By Jon Funabiki
Rob Manning, an education reporter at Oregon Public Broadcasting, has just proved something that we’ve argued all along: Journalists can still produce in-depth stories about important, complex issues in interesting and compelling ways. His secret weapon: kids … adorable kids.
A public radio reporter, Manning is one of the fellows in Renaissance Journalism’s inaugural fellowship program on educational equity or the “opportunity gap.” At a training conference, we asked the journalists to focus attention on the often overlooked, yet systemic education issues that shortchange many of our nation’s school children, especially those who come from poor, minority and immigrant backgrounds. We call our initiative “The Equity Reporting Project: Restoring the Promise of Education.”
The state of Oregon has set a goal to improve the schools so that all members of the class of 2025 graduate from high school. That’s ambitious. Manning notes that 80 percent of the nation’s children graduate from high school, compared to only 69 percent in Oregon. To examine the state’s progress toward its goal, Manning has embarked on an equally ambitious reporting assignment: he plans to follow a group of students during their 12-year march toward high school graduation. The series is called “Class of 2025.”

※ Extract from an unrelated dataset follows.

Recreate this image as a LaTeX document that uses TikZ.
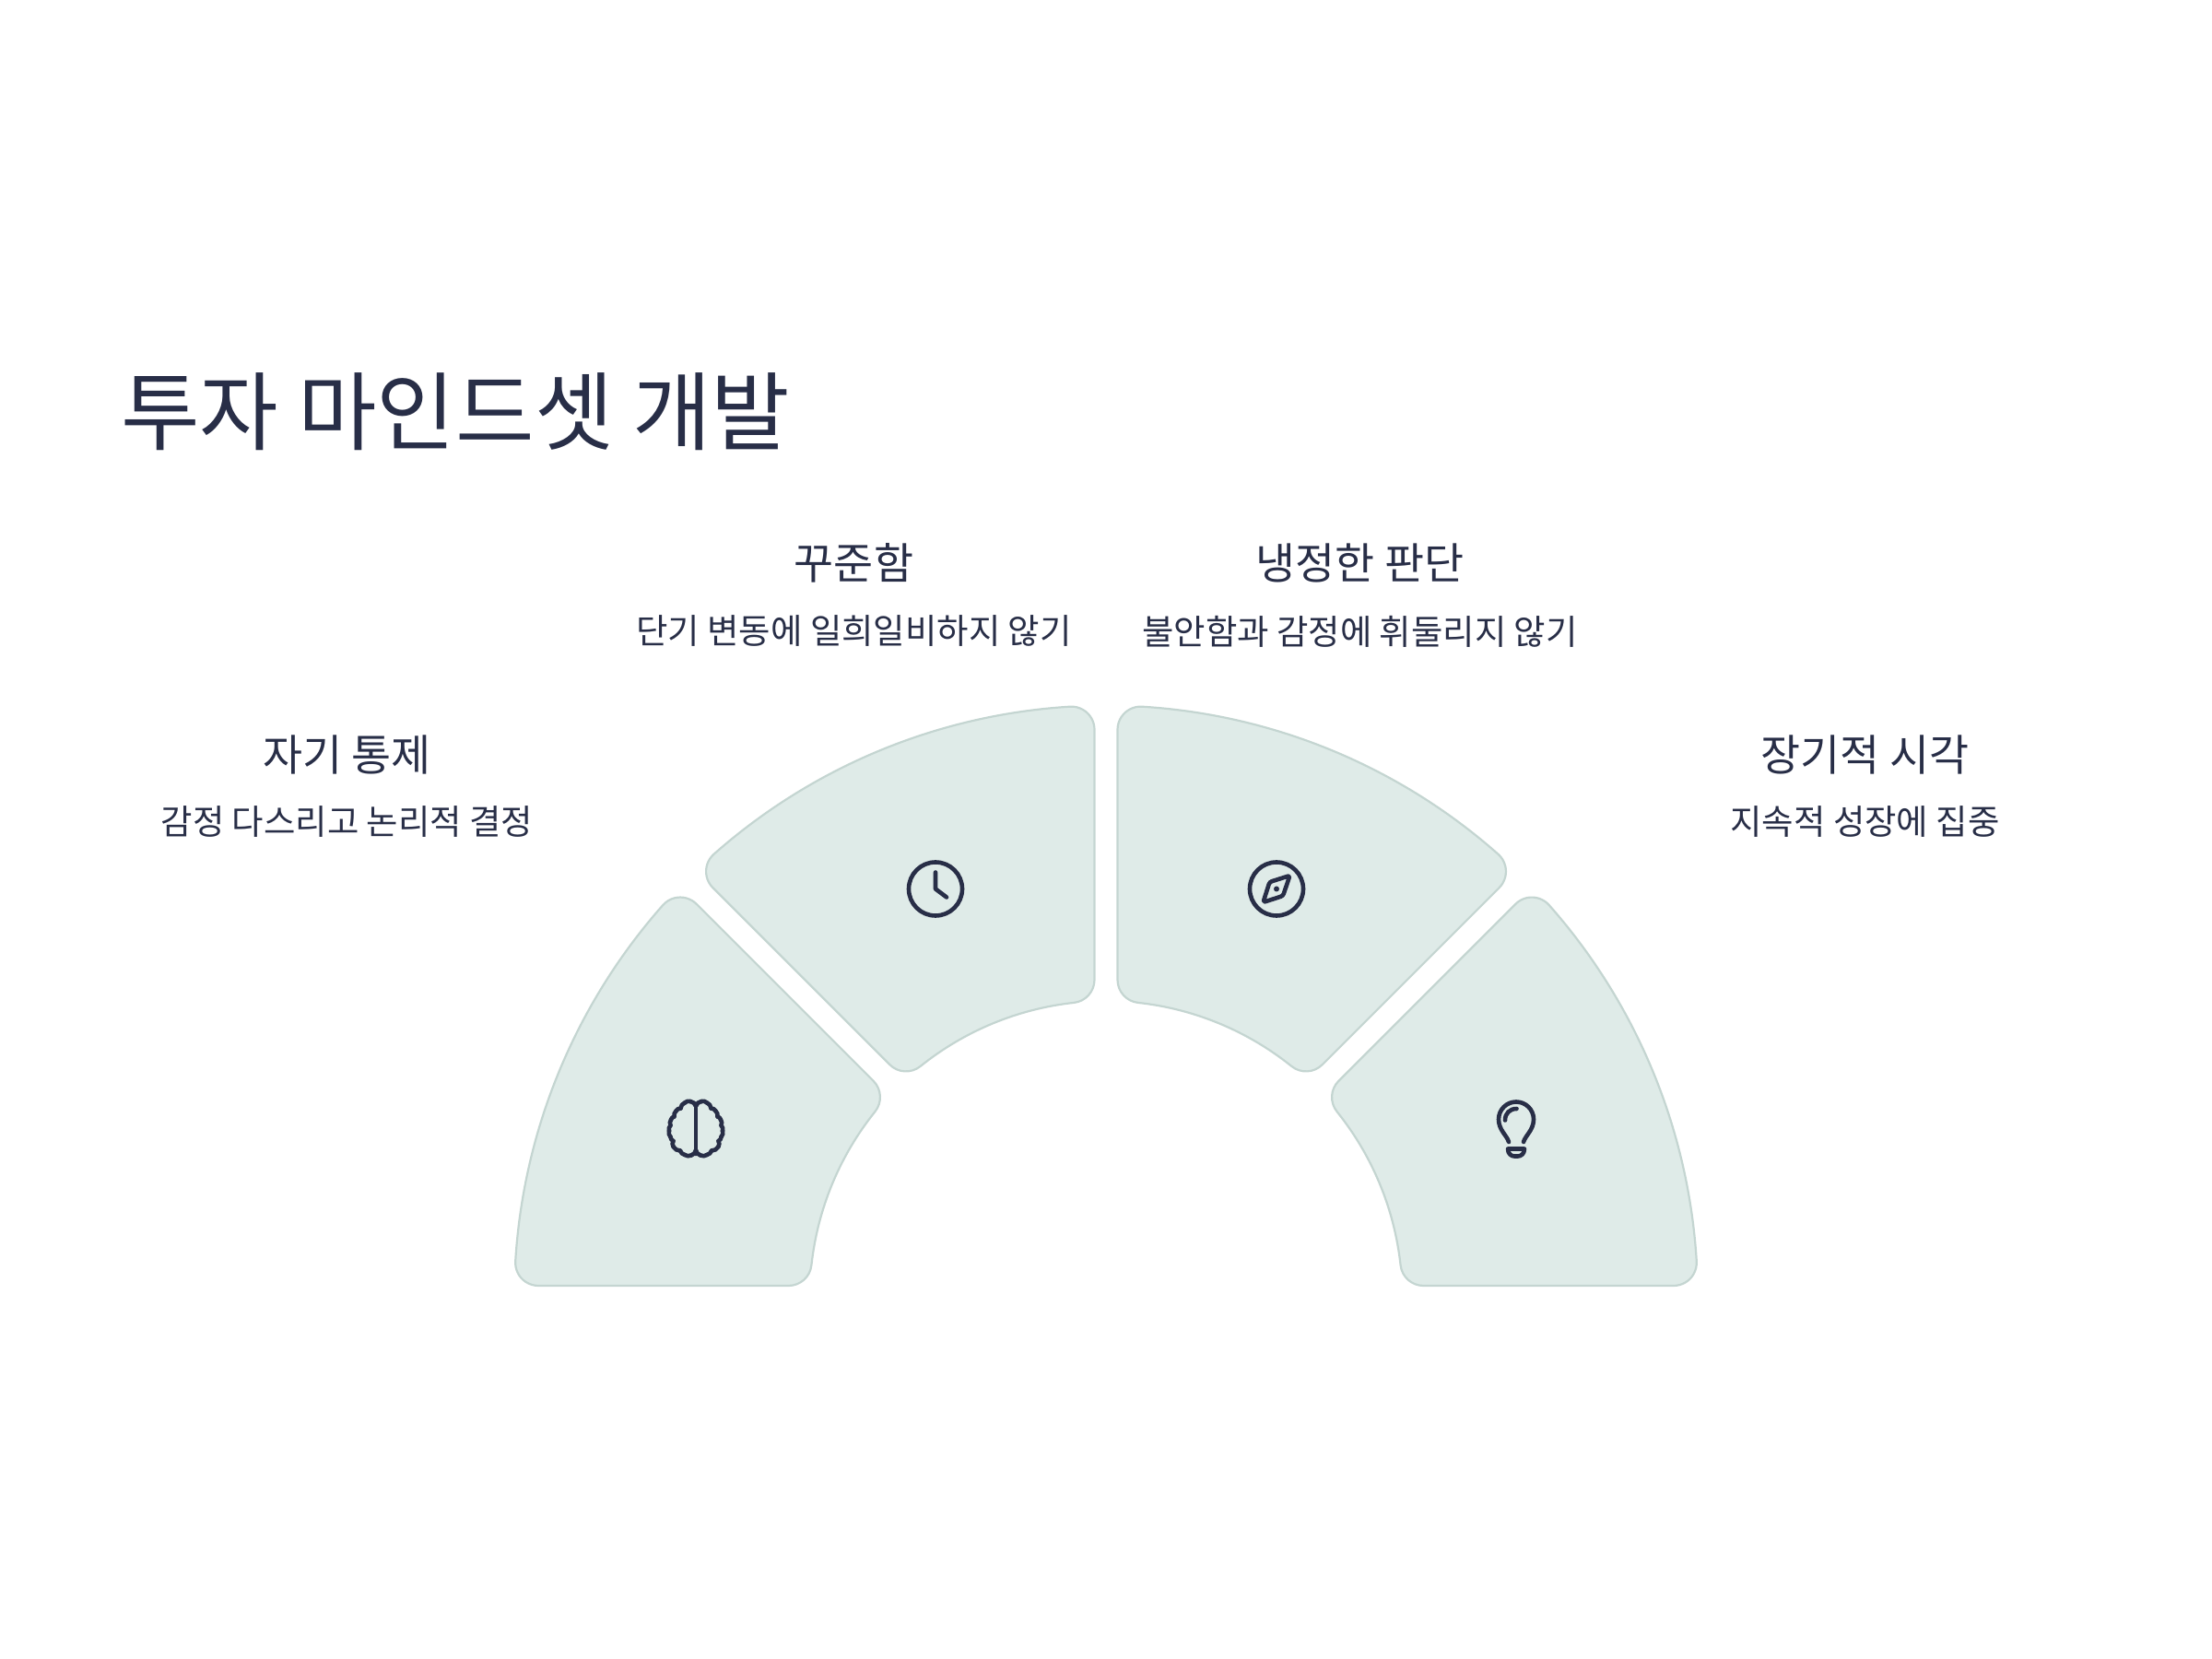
\documentclass[tikz,border=0pt]{standalone}
\usepackage{fontspec}
\setmainfont{Noto Sans CJK KR}
\usepackage{xcolor}
\definecolor{inkc}{HTML}{282E47}
\definecolor{sectfill}{HTML}{DFEBE8}
\definecolor{sectline}{HTML}{C4D5D1}
\usetikzlibrary{positioning}
\pgfmathsetmacro\Ro{642}
\pgfmathsetmacro\Ri{321.5}
\pgfmathsetmacro\gp{12.5}
\pgfmathsetmacro\rf{25}
\pgfmathsetmacro\ph{22.5}
\pgfmathsetmacro\thO{\ph-asin((\gp+\rf)/(\Ro-\rf))}
\pgfmathsetmacro\thI{\ph-asin((\gp+\rf)/(\Ri+\rf))}
\pgfmathsetmacro\ix{(\Ri+\rf)*cos(\thI)-\rf*sin(\ph)}
\pgfmathsetmacro\iy{(\Ri+\rf)*sin(\thI)+\rf*cos(\ph)}
\pgfmathsetmacro\ox{(\Ro-\rf)*cos(\thO)-\rf*sin(\ph)}
\pgfmathsetmacro\oy{(\Ro-\rf)*sin(\thO)+\rf*cos(\ph)}
\begin{document}
\begin{tikzpicture}[x=0.5pt,y=0.5pt,
  title/.style={font=\fontsize{46.5}{50}\selectfont,text=inkc,inner sep=0pt},
  head/.style={font=\fontsize{23.4}{26}\selectfont,text=inkc,inner sep=0pt},
  sub/.style={font=\fontsize{18.7}{22}\selectfont,text=inkc,inner sep=0pt},
  sector/.style={fill=sectfill,draw=sectline,line width=1.1pt},
  icon/.style={draw=inkc,line width=2.3pt,line cap=round,line join=round}]
 \useasboundingbox (0,0) rectangle (2400,1800);
 \node[title,anchor=west] (ttl) at (131,1353) {투자 마인드셋 개발};
 \node[head] (h1) at (376.5,981) {자기 통제};
 \node[sub]  (s1) at (376.5,908) {감정 다스리고 논리적 결정};
 \node[head] (h2) at (926.5,1189) {꾸준함};
 \node[sub]  (s2) at (926.5,1115) {단기 변동에 일희일비하지 않기};
 \node[head] (h3) at (1475.5,1189) {냉정한 판단};
 \node[sub]  (s3) at (1475.5,1115) {불안함과 감정에 휘둘리지 않기};
 \node[head] (h4) at (2023.5,981) {장기적 시각};
 \node[sub]  (s4) at (2023.5,908) {지속적 성장에 집중};
 \foreach \ang in {157.5,112.5,67.5,22.5}
  \draw[sector,shift={(1200,392.5)},rotate=\ang] (-\thO:\Ro)
    arc[start angle=-\thO,end angle=\thO,radius=\Ro]
    arc[start angle=\thO,end angle=\ph+90,radius=\rf]
    -- (\ix,\iy)
    arc[start angle=\ph+90,end angle=\thI+180,radius=\rf]
    arc[start angle=\thI,end angle=-\thI,radius=\Ri]
    arc[start angle=180-\thI,end angle=270-\ph,radius=\rf]
    -- (\ox,-\oy)
    arc[start angle=270-\ph,end angle=360-\thO,radius=\rf] -- cycle;
 % clock
 \draw[icon] (1015,835.5) circle (29);
 \draw[icon] (1015,853.5) -- (1015,835.5) -- (1027,826.5);
 % compass
 \draw[icon] (1385,835.5) circle (29);
 \draw[icon,rounded corners=1.2pt] (1399.5,850) -- (1392,828) -- (1370.5,821) -- (1377.5,843) -- cycle;
 \fill[inkc] (1385,835.5) circle (3);
 % bulb
 \begin{scope}[shift={(1590,630)},yscale=-1]
  \draw[icon] (47,69) .. controls (45,62) and (36,56) .. (36,44.5)
    .. controls (36,34) and (44.5,25.5) .. (55,25.5)
    .. controls (65.5,25.5) and (74,34) .. (74,44.5)
    .. controls (74,56) and (65,62) .. (63,69);
  \draw[icon] (43,45.5) .. controls (43,38) and (48,33) .. (55.5,33);
  \draw[icon] (46,76.5) -- (64,76.5) .. controls (64,82) and (60,84.5) .. (57,84.5)
    -- (53,84.5) .. controls (50,84.5) and (46,82) .. (46,76.5) -- cycle;
 \end{scope}
 % brain
 \begin{scope}[shift={(755,630)},yscale=-1]
  \draw[icon] (0,28) -- (0,82);
  \foreach \s in {1,-1} {
   \pgfmathsetmacro\bnd{\s*30}
   \foreach \x/\y [remember=\x as \lx (initially 0),remember=\y as \ly (initially 30)] in
     {-6/25,-12/26.5,-16.5/32.5,-21.5/35.5,-23.5/41.5,-27/45,-27.5/51,-29/57,-27.5/63.5,-24.5/68,-24.5/74,-17/78.5,-12/83,-5/83.5,0/78}
    \draw[icon] (\s*\lx,\ly) to[bend left=\bnd] (\s*\x,\y);
  }
 \end{scope}
\end{tikzpicture}
\end{document}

The series includes a one-hour special, which aired on June 3., The documentary looks at 7-year-olds at East Portland’s Earl Boyles Elementary, a school that is ethnically and racially diverse and where many children qualify for free lunch. Manning makes it clear that from the start that he will cover some difficult problems. Children who are poor, who speak a foreign (non-English) language, or who aren’t ethnically white face are destined to face more barriers, and it starts early in school.
“Closing those gaps is a big task for teachers and parents who look after those kids,” Manning reports. “But remember, they are just 7-year-olds; funny, proud, curious, shy, energetic and loving.”
From there, Manning launches into the stories of five boys and girls, who in their own, adorable and incisive ways, teach us adults some lessons about the challenges they face in school. There’s Eva, who is often late to school (“I forgot my backpack,” she whispers to Manning) because her mother works the night shift at a diner. There are Octavio and Ashley, both of whom speak Spanish at home and English at school and therefore are inhibited from speaking up in class. There’s Josh, whose mother is concerned he will be stereotyped as disruptive because he a “high energy” African American boy. And there’s Raiden, who struggles because of Attention Deficit Hyperactivity Disorder (ADHD) and fears that second grade will be even harder than first grade.
Manning has a wonderful way with kids. My favorite quote came from the girl who wrote her mother, “I love you more than cupcakes.” He mixes in comments from parents, school teachers and experts to unpack each child’s situation. He shows how each child’s story flags an opportunity gap issue that warrants more attention from those of us who can effect real change—the adults who run schools, vote on budgets, and approve policies and laws—and that will impact children for the rest of their lives.
And that’s the point of Manning’s investigation. The opportunity gaps don’t just hurt individual students. They have a huge effect on Earl Boyles Elementary School’s ability to effectively educate its entire student body. They mirror the challenge faced by our nation’s schools as they try to turn out well-educated graduates. As the wealth gap between rich and poor grows larger and neighborhoods and schools become more segregated, we are steadily creating a two-tiered education system, one for the haves and the other for the have-nots. This is a critical public policy challenge, one that won’t be solved by our current fixation on test scores. As Manning’s report shows, this is an important and complicated issue that profoundly affects real children like Eva, Octavio, Ashley, Josh and Raiden.